Plus there was also the matter of sex, which was not happening, at all, sex between them, a fact he chalked up to the family’s now regular sleeping arrangement, which involved their daughter sleeping with them, between them, in their bed. He did not remember agreeing to this. It simply happened. And he suspected it wasn’t even for his daughter’s benefit, this arrangement, but for Mommy’s. That Mommy liked sleeping this way because in the morning their daughter would climb on Mommy and kiss her all over and tell her she was pretty. He got the feeling that Mommy did not want to live without this daily ceremony.

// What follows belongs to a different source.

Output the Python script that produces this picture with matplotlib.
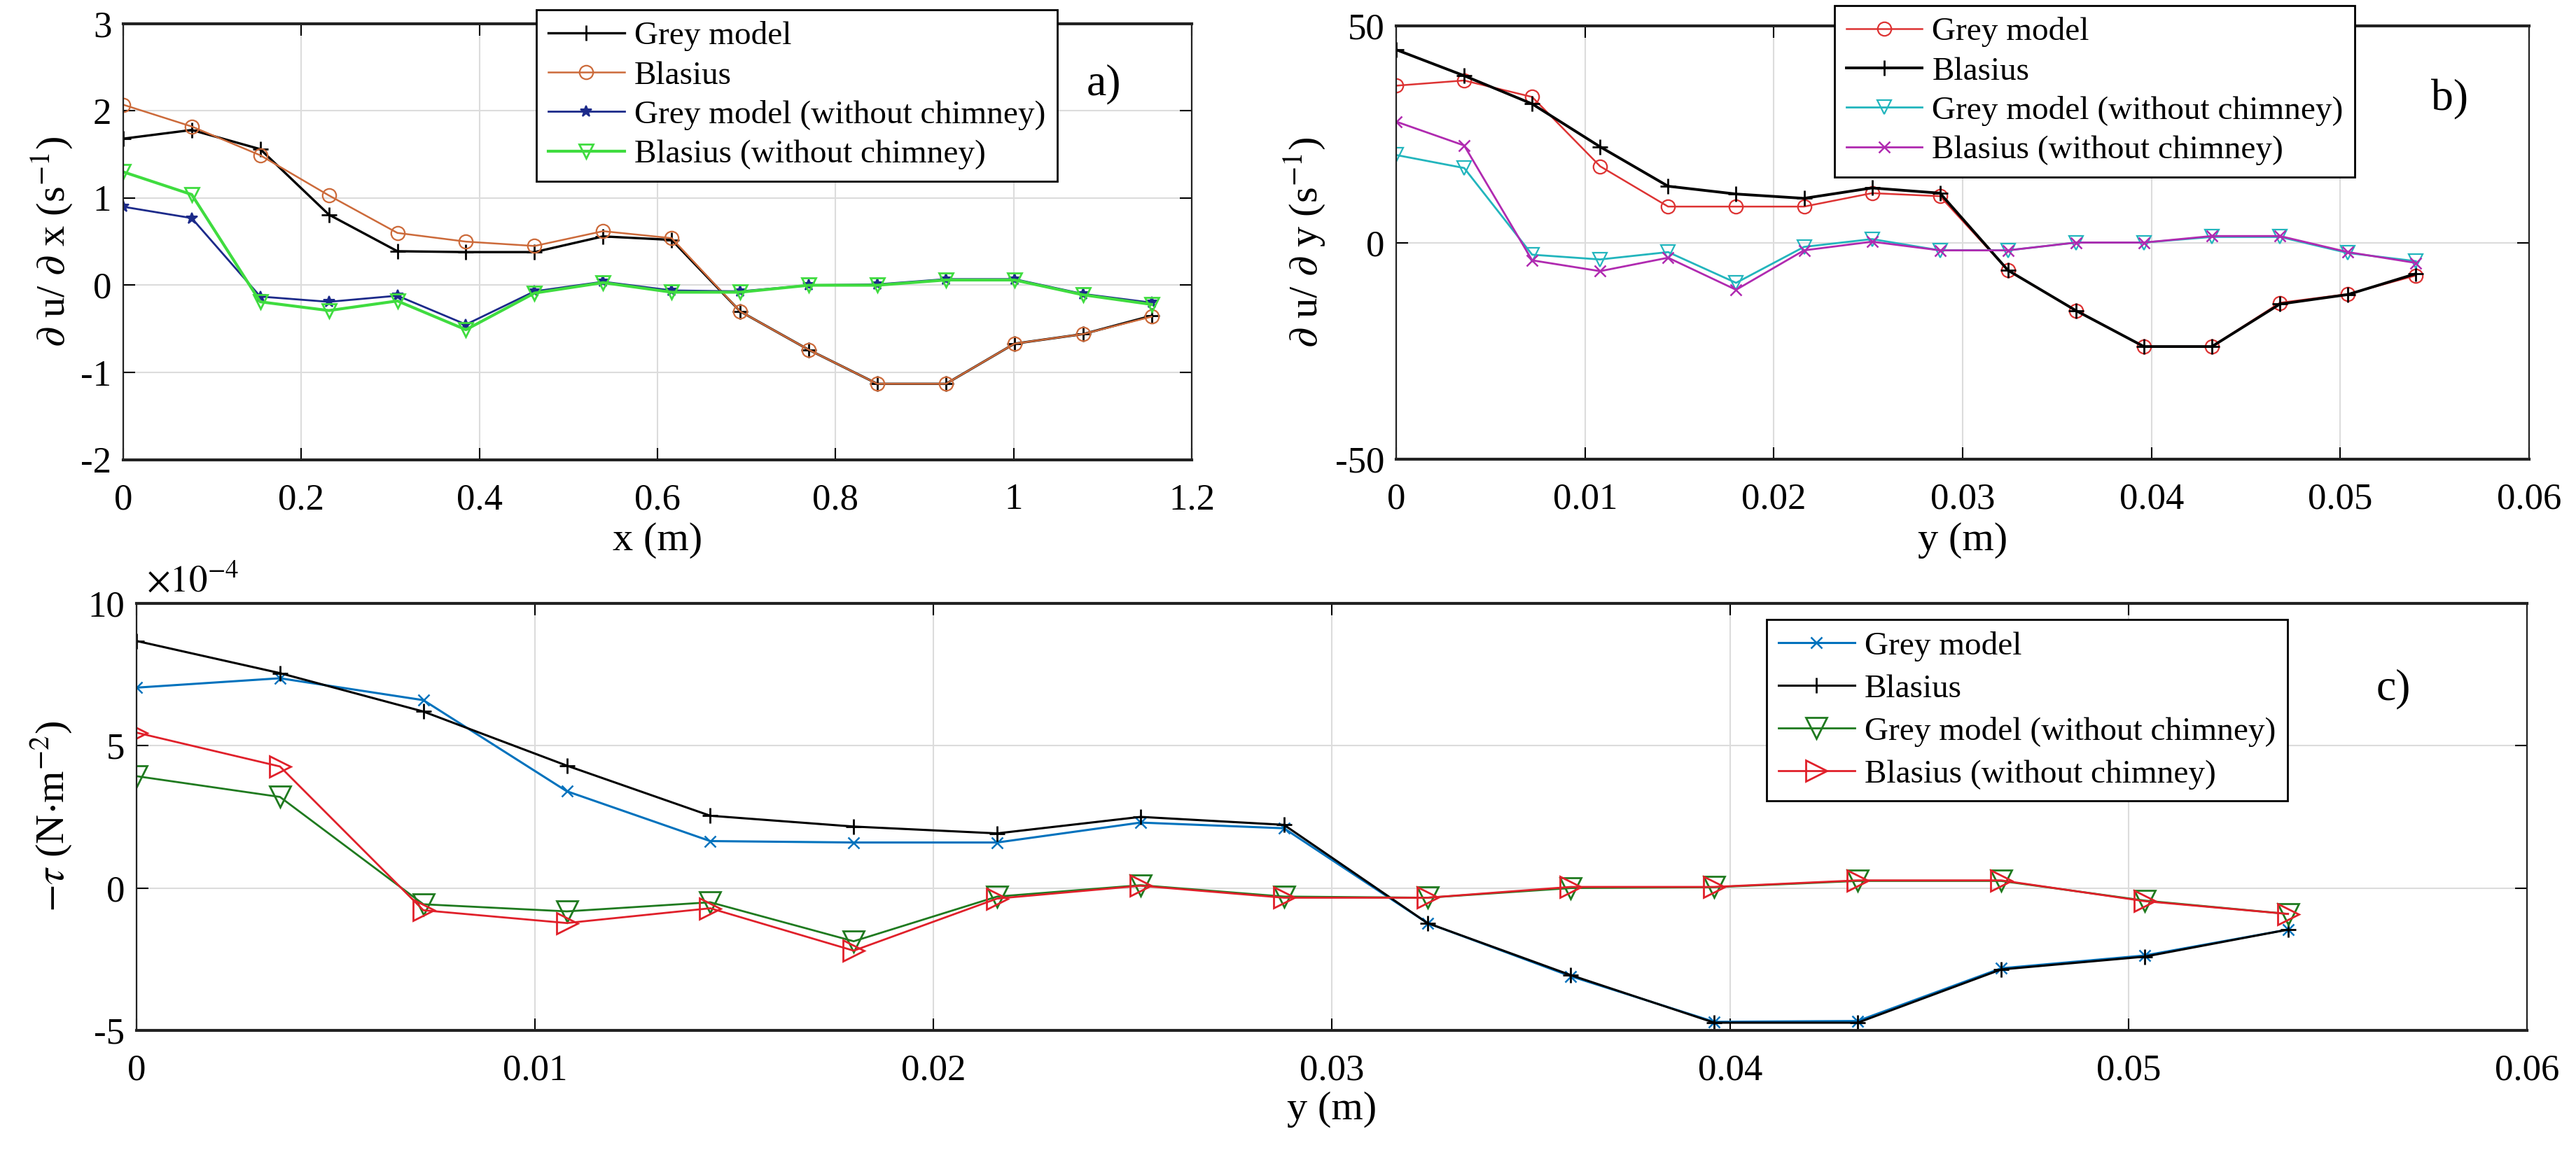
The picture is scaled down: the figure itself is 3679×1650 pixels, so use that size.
'''recreate the three-panel velocity gradient / wall shear figure
'''
import matplotlib
matplotlib.use('Agg')
import matplotlib.pyplot as plt
from matplotlib.ticker import FuncFormatter

plt.rcParams['font.family'] = ['Liberation Serif', 'DejaVu Serif']
plt.rcParams['mathtext.fontset'] = 'stix'
plt.rcParams['axes.unicode_minus'] = False

# panel a) : du/dx along x
x_a = [0, 0.077, 0.154, 0.231, 0.308, 0.385, 0.462, 0.539,
       0.616, 0.693, 0.770, 0.847, 0.924, 1.001, 1.078, 1.155]
grey_a = [1.68, 1.78, 1.56, 0.81, 0.39, 0.38, 0.38, 0.56,
          0.52, -0.30, -0.74, -1.13, -1.13, -0.67, -0.56, -0.35]
blasius_a = [2.07, 1.82, 1.49, 1.03, 0.60, 0.50, 0.45, 0.62,
             0.54, -0.30, -0.74, -1.13, -1.13, -0.67, -0.56, -0.36]
grey_nc_a = [0.90, 0.77, -0.13, -0.19, -0.12, -0.45, -0.07, 0.04,
             -0.06, -0.07, 0.00, 0.01, 0.07, 0.07, -0.10, -0.20]
blasius_nc_a = [1.30, 1.04, -0.19, -0.29, -0.18, -0.51, -0.09, 0.03,
                -0.08, -0.08, 0.00, 0.00, 0.06, 0.06, -0.11, -0.22]

# panel b) : du/dy along y
y_b = [0, 0.0036, 0.0072, 0.0108, 0.0144, 0.018, 0.0216, 0.0252,
       0.0288, 0.0324, 0.036, 0.0396, 0.0432, 0.0468, 0.0504, 0.054]
grey_b = [36.2, 37.4, 33.6, 17.6, 8.3, 8.3, 8.3, 11.4,
          10.7, -6.4, -15.7, -24.0, -24.0, -13.9, -11.9, -7.6]
blasius_b = [44.5, 38.5, 32.0, 22.1, 13.0, 11.2, 10.2, 12.6,
             11.4, -6.4, -15.7, -24.0, -24.0, -14.2, -12.0, -7.2]
grey_nc_b = [20.2, 17.2, -2.8, -3.9, -2.2, -9.3, -1.0, 0.8,
             -1.8, -1.8, 0.0, 0.0, 1.3, 1.3, -2.4, -4.3]
blasius_nc_b = [27.9, 22.4, -4.1, -6.6, -3.5, -10.9, -1.8, 0.2,
                -1.8, -1.8, 0.0, 0.0, 1.5, 1.5, -2.2, -4.7]

# panel c) : -tau along y (values in 1e-4 N/m^2)
y_c = y_b
grey_c = [7.04, 7.37, 6.60, 3.40, 1.65, 1.60, 1.60, 2.30,
          2.10, -1.23, -3.10, -4.70, -4.67, -2.82, -2.37, -1.46]
blasius_c = [8.68, 7.55, 6.20, 4.30, 2.54, 2.16, 1.92, 2.50,
             2.22, -1.23, -3.06, -4.73, -4.73, -2.86, -2.41, -1.46]
grey_nc_c = [3.93, 3.20, -0.57, -0.82, -0.50, -1.87, -0.30, 0.10,
             -0.30, -0.34, 0.00, 0.03, 0.25, 0.25, -0.44, -0.91]
blasius_nc_c = [5.46, 4.27, -0.78, -1.23, -0.71, -2.20, -0.37, 0.08,
                -0.34, -0.34, 0.04, 0.04, 0.27, 0.27, -0.46, -0.91]

TICK_FS = 38
LEG_FS = 34
LABEL_FS = 42


def style_axes(ax):
    ax.grid(True, color='#dcdcdc', linewidth=1.5)
    ax.set_axisbelow(True)
    ax.tick_params(direction='in', top=True, right=True, length=12,
                   width=1.5, labelsize=TICK_FS)
    ax.tick_params(axis='x', pad=24)
    ax.tick_params(axis='y', pad=12)
    for side, sp in ax.spines.items():
        sp.set_color('#222222')
        sp.set_linewidth(3 if side in ('top', 'bottom') else 1.6)


def add_legend(ax, anchor, spacing=0.28):
    leg = ax.legend(loc='upper left', bbox_to_anchor=anchor, fontsize=LEG_FS,
                    fancybox=False, framealpha=1, edgecolor='black',
                    handlelength=2.3, handletextpad=0.3, borderpad=0.35,
                    labelspacing=spacing, borderaxespad=0)
    leg.get_frame().set_linewidth(2)
    leg.set_zorder(10)
    return leg


fig = plt.figure(figsize=(36.79, 16.5), dpi=100)
ax_a = fig.add_axes([0.0478, 0.602, 0.4148, 0.3776])
ax_b = fig.add_axes([0.542, 0.6024, 0.4398, 0.3752])
ax_c = fig.add_axes([0.053, 0.1079, 0.928, 0.3697])

# a)
mfc = 'none'
ax_a.plot(x_a, grey_a, '-+', color='black', lw=2.4, ms=16, mew=2,
          label='Grey model')
ax_a.plot(x_a, blasius_a, '-o', color='#cc6a3a', lw=1.8, ms=14, mew=1.6,
          mfc=mfc, label='Blasius')
ax_a.plot(x_a, grey_nc_a, '-*', color='#1c2a8a', lw=2, ms=12, mew=1.5,
          label='Grey model (without chimney)')
ax_a.plot(x_a, blasius_nc_a, '-v', color='#3fdc3f', lw=3, ms=14, mew=2,
          mfc=mfc, label='Blasius (without chimney)')
ax_a.set_xlim(0, 1.2)
ax_a.set_ylim(-2, 3)
ax_a.set_xticks([0, 0.2, 0.4, 0.6, 0.8, 1.0, 1.2])
ax_a.set_xticklabels(['0', '0.2', '0.4', '0.6', '0.8', '1', '1.2'])
ax_a.set_yticks([-2, -1, 0, 1, 2, 3])
ax_a.set_xlabel('x (m)', fontsize=LABEL_FS, labelpad=6)
ax_a.set_ylabel(r'$\partial$ u/ $\partial$ x (s$^{-1}$)', fontsize=LABEL_FS,
                labelpad=6)
style_axes(ax_a)
add_legend(ax_a, (0.387, 1.032))
ax_a.text(0.918, 0.86, 'a)', transform=ax_a.transAxes, fontsize=46,
          ha='center', va='center')

# b)
ax_b.plot(y_b, grey_b, '-o', color='#dd3333', lw=1.8, ms=14, mew=1.6,
          mfc=mfc, label='Grey model')
ax_b.plot(y_b, blasius_b, '-+', color='black', lw=2.8, ms=16, mew=2,
          label='Blasius')
ax_b.plot(y_b, grey_nc_b, '-v', color='#22b5bd', lw=2, ms=14, mew=1.6,
          mfc=mfc, label='Grey model (without chimney)')
ax_b.plot(y_b, blasius_nc_b, '-x', color='#b02ab0', lw=2, ms=11, mew=1.8,
          label='Blasius (without chimney)')
ax_b.set_xlim(0, 0.06)
ax_b.set_ylim(-50, 50)
ax_b.set_xticks([0, 0.01, 0.02, 0.03, 0.04, 0.05, 0.06])
ax_b.set_xticklabels(['0', '0.01', '0.02', '0.03', '0.04', '0.05', '0.06'])
ax_b.set_yticks([-50, 0, 50])
ax_b.set_xlabel('y (m)', fontsize=LABEL_FS, labelpad=6)
ax_b.set_ylabel(r'$\partial$ u/ $\partial$ y (s$^{-1}$)', fontsize=LABEL_FS,
                labelpad=8)
style_axes(ax_b)
add_legend(ax_b, (0.387, 1.047))
ax_b.text(0.93, 0.83, 'b)', transform=ax_b.transAxes, fontsize=46,
          ha='center', va='center')

# c)
scale = 1e-4
ax_c.plot(y_c, [v * scale for v in grey_c], '-x', color='#0072bd', lw=2.2,
          ms=11, mew=1.8, label='Grey model')
ax_c.plot(y_c, [v * scale for v in blasius_c], '-+', color='black', lw=2.2,
          ms=16, mew=2, label='Blasius')
ax_c.plot(y_c, [v * scale for v in grey_nc_c], '-v', color='#1f7a1f',
          lw=2, ms=22, mew=2, mfc=mfc, label='Grey model (without chimney)')
ax_c.plot(y_c, [v * scale for v in blasius_nc_c], '->', color='#e0202a',
          lw=2, ms=22, mew=2, mfc=mfc, label='Blasius (without chimney)')
ax_c.set_xlim(0, 0.06)
ax_c.set_ylim(-5e-4, 10e-4)
ax_c.set_xticks([0, 0.01, 0.02, 0.03, 0.04, 0.05, 0.06])
ax_c.set_xticklabels(['0', '0.01', '0.02', '0.03', '0.04', '0.05', '0.06'])
ax_c.set_yticks([-5e-4, 0, 5e-4, 10e-4])
ax_c.yaxis.set_major_formatter(FuncFormatter(lambda v, p: f'{v / scale:.0f}'))
ax_c.text(0.004, 1.01, r'$\times10^{-4}$', transform=ax_c.transAxes,
          fontsize=TICK_FS, ha='left', va='bottom')
ax_c.set_xlabel('y (m)', fontsize=LABEL_FS, labelpad=4)
ax_c.set_ylabel(r'$-\tau$ (N$\cdot$m$^{-2}$)', fontsize=LABEL_FS, labelpad=14)
style_axes(ax_c)
add_legend(ax_c, (0.682, 0.962), spacing=0.38)
ax_c.text(0.944, 0.80, 'c)', transform=ax_c.transAxes, fontsize=46,
          ha='center', va='center')

fig.savefig('out.png', dpi=100)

She had in fact trained their daughter to do this.

Not on purpose, not at first. But Mommy had definitely actively ritualized this behavior, which began innocently enough, their daughter waking up one morning and saying all puffy-eyed and bleary, “You’re pretty, Mommy.” It was cute. Mommy hugged her and said thank you. Innocent. But then a few mornings later Mommy asked “Do you still think I’m pretty?,” and the daughter responded enthusiastically “Yes!” That wasn’t weird enough to say anything about—just enough to note, quietly, in his head. Then again a few mornings after that, when Mommy asked the daughter “What do we say to Mommy in the morning?,” and the daughter said, reasonably, “Good morning?” And Mommy said no and this quizzing went on until the poor kid got it right: “You’re so pretty!”

That was kind of weird.

Weirder still the next week when Mommy actively punished the daughter for not saying she was pretty, withholding the pancakes and cartoons that were their Saturday-morning tradition and instead directing the daughter to clean her room. And when the daughter asked through her disappointed tears why this was happening and Mommy said “You didn’t tell me I was pretty this morning,” he thought it was very weird indeed.

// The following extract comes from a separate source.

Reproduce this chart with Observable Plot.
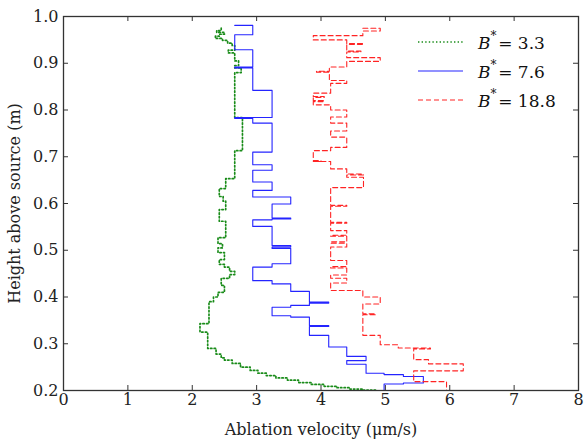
<!DOCTYPE html>
<html><head><meta charset="utf-8">
<script src="https://cdn.jsdelivr.net/npm/d3@7"></script>
<script src="https://cdn.jsdelivr.net/npm/@observablehq/plot@0.6"></script>
<style>
body{margin:0;background:#fff;}
#wrap{position:relative;width:585px;height:441px;}
.legend{position:absolute;left:418px;top:27px;font-family:"DejaVu Serif",serif;font-size:17px;color:#111;}
.row{display:flex;align-items:center;height:29px;}
.row svg{margin-right:15px;}
.row i{font-style:italic;}
.row sup{font-size:12px;position:relative;top:-2px;}
</style></head><body><div id="wrap"></div>
<script>
// ---- data ----
const xTicks = [0,1,2,3,4,5,6,7,8];
const yTicks = [0.2,0.3,0.4,0.5,0.6,0.7,0.8,0.9,1.0];
const seriesNames = ["B* = 3.3","B* = 7.6","B* = 18.8"];

// B* = 3.3 : heights (bin tops, descending) and velocity below each height
const greenH = [0.975,0.970,0.966,0.962,0.958,0.953,0.949,0.943,0.938,0.928,0.922,0.905,0.895,0.890,0.880,0.784,0.713,0.653,0.632,0.615,0.605,0.587,0.562,0.527,0.514,0.505,0.495,0.480,0.470,0.464,0.455,0.448,0.440,0.425,0.410,0.400,0.390,0.343,0.325,0.290,0.278,0.270,0.265,0.258,0.250,0.243,0.237,0.232,0.227,0.222,0.217,0.213,0.209,0.206,0.203,0.201,0.200];
const greenV = [2.45,2.38,2.50,2.42,2.36,2.47,2.55,2.62,2.66,2.56,2.66,2.72,2.66,2.76,2.66,2.78,2.66,2.52,2.42,2.48,2.52,2.42,2.52,2.40,2.47,2.40,2.50,2.42,2.50,2.58,2.66,2.58,2.45,2.50,2.40,2.33,2.26,2.12,2.24,2.37,2.45,2.50,2.62,2.75,2.90,3.02,3.15,3.30,3.48,3.65,3.85,4.05,4.25,4.45,4.65,4.85,4.85];

// B* = 7.6
const blueH = [0.981,0.981,0.961,0.929,0.892,0.890,0.842,0.784,0.782,0.772,0.710,0.683,0.671,0.646,0.628,0.614,0.599,0.569,0.567,0.565,0.551,0.510,0.507,0.504,0.471,0.464,0.435,0.428,0.412,0.389,0.387,0.382,0.378,0.360,0.357,0.339,0.337,0.318,0.293,0.273,0.264,0.256,0.237,0.234,0.230,0.216,0.214,0.200,0.200];
const blueV = [2.66,2.94,2.66,2.94,2.66,2.94,3.24,2.66,2.94,3.24,2.94,3.24,2.94,3.24,2.94,3.53,3.24,3.53,3.24,2.94,3.24,3.53,3.24,3.53,3.24,2.94,3.24,3.53,3.82,4.12,3.82,3.53,3.24,3.53,3.82,4.12,3.82,4.12,4.40,4.70,4.40,4.70,4.98,5.28,5.59,5.28,4.98,4.98,5.28];

// B* = 18.8
const redH = [0.975,0.975,0.969,0.959,0.950,0.942,0.940,0.926,0.924,0.912,0.904,0.892,0.883,0.881,0.863,0.857,0.836,0.829,0.827,0.820,0.818,0.811,0.800,0.785,0.772,0.755,0.742,0.720,0.713,0.692,0.690,0.690,0.674,0.663,0.661,0.656,0.634,0.596,0.594,0.560,0.558,0.542,0.532,0.530,0.518,0.515,0.507,0.478,0.465,0.462,0.447,0.440,0.430,0.414,0.400,0.385,0.364,0.362,0.318,0.298,0.291,0.289,0.266,0.257,0.242,0.219,0.200];
const redV = [4.65,4.92,4.65,3.88,4.40,4.66,4.40,4.62,4.40,4.92,4.40,4.13,3.93,4.13,4.40,4.15,3.88,4.05,3.88,4.05,3.88,4.15,4.40,4.15,4.40,4.15,4.40,4.15,3.88,4.00,3.88,4.15,4.40,4.66,4.40,4.66,4.15,4.40,4.15,4.40,4.15,4.40,4.15,4.40,4.15,4.40,4.15,4.40,4.15,4.40,4.15,4.40,4.15,4.65,4.92,4.65,4.85,4.65,4.92,5.20,5.70,5.44,5.67,6.21,5.44,5.95,5.95];

const toRows = (H, V) => H.map((h, i) => ({h, v: V[i]}));
const green = toRows(greenH, greenV);
const blue = toRows(blueH, blueV);
const red = toRows(redH, redV);

const colors = ["#1a8c1a", "#2424ff", "#ff2424"];
const dashes = ["1.4,2.2", null, "5,3"];

const W = 585, Hh = 441, mL = 63, mR = 7, mT = 16, mB = 51;
const fw = W - mL - mR, fh = Hh - mT - mB;

const plot = Plot.plot({
  width: W, height: Hh,
  marginLeft: mL, marginRight: mR, marginTop: mT, marginBottom: mB,
  style: {fontFamily: "DejaVu Serif, serif", fontSize: "16px", background: "#fff", color: "#222"},
  x: {domain: [0, 8]},
  y: {domain: [0.2, 1.0]},
  marks: [
    Plot.line(green, {x: "v", y: "h", curve: "step-before", stroke: colors[0], strokeWidth: 1.7, strokeDasharray: dashes[0]}),
    Plot.line(blue, {x: "v", y: "h", curve: "step-before", stroke: colors[1], strokeWidth: 1.1}),
    Plot.line(red, {x: "v", y: "h", curve: "step-before", stroke: colors[2], strokeWidth: 1.1, strokeDasharray: dashes[2]}),
    // inward ticks on all four sides
    Plot.tickX(xTicks, {x: d => d, insetTop: fh - 5, stroke: "#333"}),
    Plot.tickX(xTicks, {x: d => d, insetBottom: fh - 5, stroke: "#333"}),
    Plot.tickY(yTicks, {y: d => d, insetRight: fw - 5, stroke: "#333"}),
    Plot.tickY(yTicks, {y: d => d, insetLeft: fw - 5, stroke: "#333"}),
    Plot.frame({stroke: "#333", strokeWidth: 1.3}),
    Plot.axisX({anchor: "bottom", ticks: xTicks, tickSize: 0, tickPadding: 3, tickFormat: d => String(d), fontSize: 16,
      label: "Ablation velocity (μm/s)", labelAnchor: "center", labelOffset: 44, labelArrow: "none"}),
    Plot.axisY({anchor: "left", ticks: yTicks, tickSize: 0, tickPadding: 5, tickFormat: d3.format(".1f"), fontSize: 16,
      label: "Height above source (m)", labelAnchor: "center", labelOffset: 55, labelArrow: "none"})
  ]
});
const wrap = document.getElementById("wrap");
wrap.appendChild(plot);

// legend
const leg = document.createElement("div");
leg.className = "legend";
seriesNames.forEach((name, i) => {
  const row = document.createElement("div");
  row.className = "row";
  const ns = "http://www.w3.org/2000/svg";
  const s = document.createElementNS(ns, "svg");
  s.setAttribute("width", 45); s.setAttribute("height", 10);
  const ln = document.createElementNS(ns, "line");
  ln.setAttribute("x1", 0); ln.setAttribute("x2", 45); ln.setAttribute("y1", 5); ln.setAttribute("y2", 5);
  ln.setAttribute("stroke", colors[i]);
  ln.setAttribute("stroke-width", i === 0 ? 1.7 : 1.2);
  if (dashes[i]) ln.setAttribute("stroke-dasharray", dashes[i]);
  s.appendChild(ln);
  row.appendChild(s);
  const t = document.createElement("span");
  const val = name.split("= ")[1];
  t.innerHTML = "<i>B</i><sup>*</sup>&#8202;= " + val;
  row.appendChild(t);
  leg.appendChild(row);
});
wrap.appendChild(leg);
</script>
</body></html>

(It goes without saying that when he told his wife she was pretty, she rolled her eyes and pointed out some new part of her that had lately become wrinkled or fat.) He began working the night shift. To avoid the cascade of kisses and hollow compliments that had now become the normal and habituated way each day began. He slept during the day, the whole bed to himself. At night, he was on patrol, which is how he encountered Alice.

She was exactly like the rest, at first, memorable only because of the sunglasses she wore in the middle of the night. He found her out walking and asked her to produce identification. Predictably, she could not. So he cuffed her and pressed her against his car and searched her for drugs, which about one in three of these types usually carried, stupidly, right in their pockets.

But she carried nothing—no drugs, no money, no makeup, no keys. Homeless, he guessed. He took her to the lockup, dropped her off, and promptly forgot about her.

She was at the exact same spot the next night.

At exactly the same time. Dressed exactly the same: green military jacket, sunglasses worn most of the way down her nose. She wasn’t walking this time, just standing there on the sidewalk like she was waiting for him.